Using gvfs to access remote servers via FTP/SFTP
Using the Gnome virtual file system (gvfs) packages allows us to access remote servers from the linux userspace GUI environment via FTP/Obex/SSH/WebDAV/WebDAVS/Samba
- The gigolo package allows management of the gvfs mounts using a GUI application. If not installed with your distro, you can install it from the base repositorities using either :
# sudo apt-get install gigolo for debian/ubuntu
# yum -y install gigolo for red hat/centos/fedora
- Starting gigolo – Look for the launcher for gigolo under the System (debian) /System Tools (red hat/centos) menu category. To get started click Connect.

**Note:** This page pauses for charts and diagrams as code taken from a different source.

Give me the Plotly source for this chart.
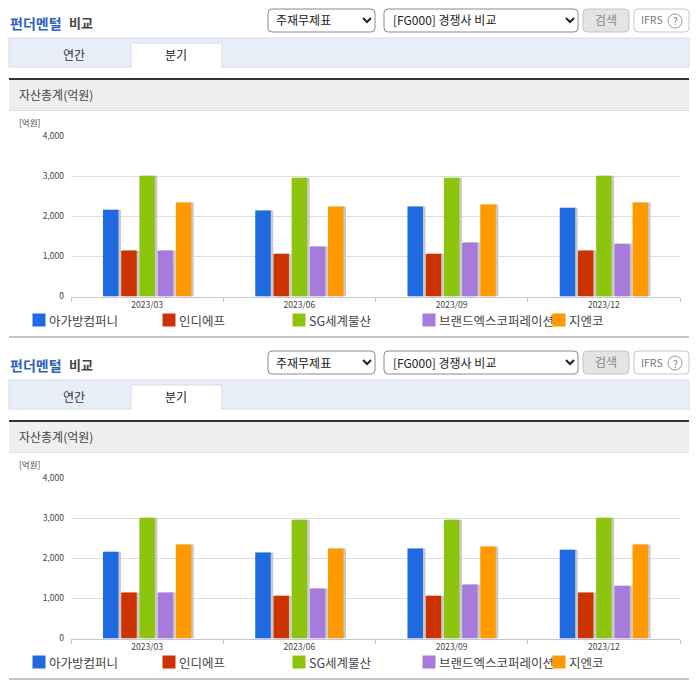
import plotly.graph_objects as go

W = 696
H = 684
FONT = "Noto Sans CJK KR"

periods = ["2023/03", "2023/06", "2023/09", "2023/12"]
companies = ["아가방컴퍼니", "인디에프", "SG세계물산", "브랜드엑스코퍼레이션", "지엔코"]
colors = ["#1f6ae0", "#cc3300", "#8cc40e", "#a77bdc", "#ff9900"]
agabang = [2170, 2150, 2250, 2220]
indief = [1150, 1070, 1070, 1150]
sg_global = [3020, 2970, 2970, 3020]
brand_x = [1150, 1250, 1350, 1320]
gnco = [2350, 2250, 2300, 2350]
series = [agabang, indief, sg_global, brand_x, gnco]
y_ticks = [0, 1000, 2000, 3000, 4000]
legend_x = [32, 162, 292, 422, 552]


def px(x):
    return x / W


def py(y):
    return 1 - y / H


def rect(x0, y0, x1, y1, fill="rgba(0,0,0,0)", line=None, lw=1):
    return dict(type="rect", xref="paper", yref="paper", x0=px(x0), x1=px(x1), y0=py(y0), y1=py(y1),
                fillcolor=fill, line=dict(color=line, width=lw if line else 0), layer="below")


def round_rect(x0, y0, x1, y1, fill, line, r=4):
    a, b, c, d = px(x0), px(x1), py(y0), py(y1)
    rx, ry = r / W, r / H
    path = (f"M {a+rx} {c} L {b-rx} {c} Q {b} {c} {b} {c-ry} L {b} {d+ry} Q {b} {d} {b-rx} {d} "
            f"L {a+rx} {d} Q {a} {d} {a} {d+ry} L {a} {c-ry} Q {a} {c} {a+rx} {c} Z")
    return dict(type="path", xref="paper", yref="paper", path=path, fillcolor=fill,
                line=dict(color=line, width=1), layer="below")


def chevron(x, y):
    path = f"M {px(x-4)} {py(y-2)} L {px(x)} {py(y+2)} L {px(x+4)} {py(y-2)}"
    return dict(type="path", xref="paper", yref="paper", path=path,
                line=dict(color="#222222", width=2), layer="above")


def label(x, y, text, size=12, color="#333333", anchor="left"):
    # annotations carry about 2px of padding on the left
    shift = -2 if anchor == "left" else 0
    return dict(xref="paper", yref="paper", x=px(x + shift), y=py(y), text=text, showarrow=False,
                xanchor=anchor, yanchor="middle", font=dict(family=FONT, size=size, color=color))


fig = go.Figure()
shapes = []
annotations = []

# two identical panels, the second one sits 342px lower
for n, dy in enumerate([0, 342]):
    suffix = "" if n == 0 else "2"

    shapes += [
        round_rect(268, 9 + dy, 375, 32 + dy, "#ffffff", "#8a8a8a"),
        round_rect(384, 9 + dy, 578, 32 + dy, "#ffffff", "#8a8a8a"),
        round_rect(583, 9 + dy, 629, 32 + dy, "#e4e4e4", "#c4c4c4"),
        round_rect(634, 9 + dy, 689, 32 + dy, "#ffffff", "#c8c8c8"),
        chevron(367, 20 + dy),
        chevron(570, 20 + dy),
        dict(type="circle", xref="paper", yref="paper", x0=px(668), x1=px(682), y0=py(14 + dy), y1=py(28 + dy),
             line=dict(color="#999999", width=1), fillcolor="#ffffff", layer="below"),
        rect(9, 38 + dy, 689, 67 + dy, "#e8eef8", "#d5dde8"),
        rect(131, 43 + dy, 222, 67 + dy, "#ffffff", "#d5dde8"),
        rect(132, 66 + dy, 221, 68 + dy, "#ffffff"),
        rect(9, 78 + dy, 689, 80 + dy, "#333333"),
        rect(9, 80 + dy, 689, 110 + dy, "#efefef"),
        rect(9, 110 + dy, 689, 111 + dy, "#dddddd"),
        rect(9, 336 + dy, 689, 338 + dy, "#c4c4c4"),
    ]
    annotations += [
        label(10, 23 + dy, "<b>펀더멘털</b>", 14, "#2f62bd"),
        label(69, 23 + dy, "<b>비교</b>", 13, "#444444"),
        label(276, 20 + dy, "주재무제표", 12, "#222222"),
        label(393, 20 + dy, "[FG000] 경쟁사 비교", 12, "#222222"),
        label(606, 19 + dy, "검색", 12, "#8a8a8a", "center"),
        label(641, 20 + dy, "IFRS", 10.5, "#777777"),
        label(675, 21 + dy, "?", 10, "#777777", "center"),
        label(74, 54 + dy, "연간", 12, "#333333", "center"),
        label(176, 55 + dy, "분기", 12, "#222222", "center"),
        label(19, 95 + dy, "자산총계(억원)", 12, "#444444"),
        label(19, 122 + dy, "[억원]", 8.5, "#444444"),
    ]

    for i, name in enumerate(companies):
        annotations.append(label(legend_x[i] + 17, 320 + dy, name, 12.5, "#444444"))
    # swatches come after the names: the orange one covers the end of the long name
    for i, name in enumerate(companies):
        annotations.append(dict(xref="paper", yref="paper", x=px(legend_x[i]), y=py(320 + dy), text=" ",
                                showarrow=False, xanchor="left", yanchor="middle", width=12, height=12,
                                bgcolor=colors[i], borderpad=0, font=dict(size=8)))

    pitch = 18.2 / 152.25
    bar_w = 15.5 / 152.25
    for i, name in enumerate(companies):
        base_offset = (i - 2) * pitch - bar_w / 2
        # grey shadow to the right of each bar
        fig.add_trace(go.Bar(x=periods, y=series[i], width=bar_w, offset=base_offset + 2.5 / 152.25,
                             marker=dict(color="#c8c8c8", line_width=0), xaxis="x" + suffix, yaxis="y" + suffix,
                             showlegend=False, hoverinfo="skip"))
        fig.add_trace(go.Bar(x=periods, y=series[i], width=bar_w, offset=base_offset, name=name,
                             marker=dict(color=colors[i], line_width=0), xaxis="x" + suffix, yaxis="y" + suffix,
                             showlegend=False))

x_style = dict(type="category", categoryorder="array", categoryarray=periods, tickson="boundaries", ticks="outside",
               ticklen=4, tickcolor="#c0c8d4", showline=True, linecolor="#c0c8d4", linewidth=1, showgrid=False,
               tickfont=dict(family=FONT, size=8.5, color="#444444"), range=[-0.5, 3.5],
               domain=[px(71), px(680)])
y_style = dict(range=[0, 4000], tickvals=y_ticks, tickformat=",", showgrid=True, gridcolor="#dddddd", gridwidth=1,
               zeroline=False, ticks="", ticklabelstandoff=6, tickfont=dict(family=FONT, size=8.5, color="#444444"))

fig.update_layout(
    width=W,
    height=H,
    margin=dict(l=0, r=0, t=0, b=0, autoexpand=False),
    paper_bgcolor="#ffffff",
    plot_bgcolor="rgba(0,0,0,0)",
    barmode="overlay",
    showlegend=False,
    shapes=shapes,
    annotations=annotations,
    xaxis=dict(x_style, anchor="y"),
    yaxis=dict(y_style, anchor="x", domain=[py(296.5), py(136.5)]),
    xaxis2=dict(x_style, anchor="y2"),
    yaxis2=dict(y_style, anchor="x2", domain=[py(638.5), py(478.5)]),
)

fig.write_html("out.html", config=dict(displayModeBar=False),
               post_script="document.body.style.margin='0';document.body.style.overflow='hidden';")
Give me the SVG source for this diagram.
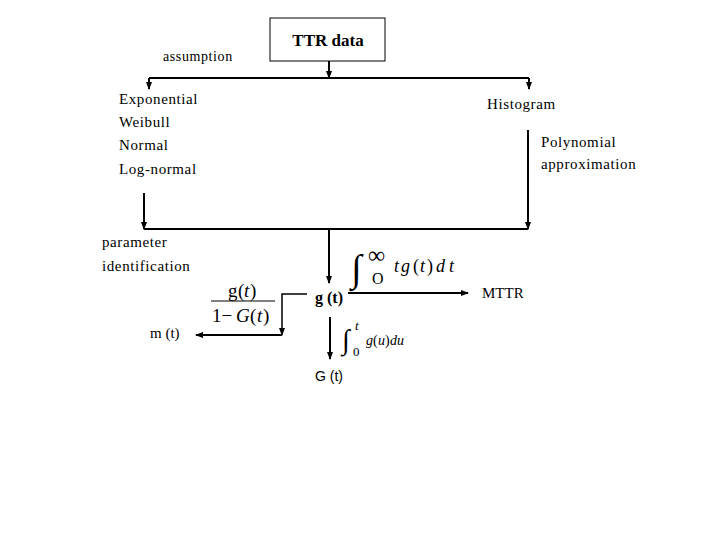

- Choose which protocol you want to use to mount your remote file system . Supported options are FTP/Obex/SSH/WebDAV/WebDAVS/Samba. For my system, I want to mount my remote Digital Ocean web server, so I select SSH , and then enter my SSH username and port . Once I click Connect, my new gvfs bookmark appears in the right pane  and double clicking on it opens up the mounted file system in nautilus .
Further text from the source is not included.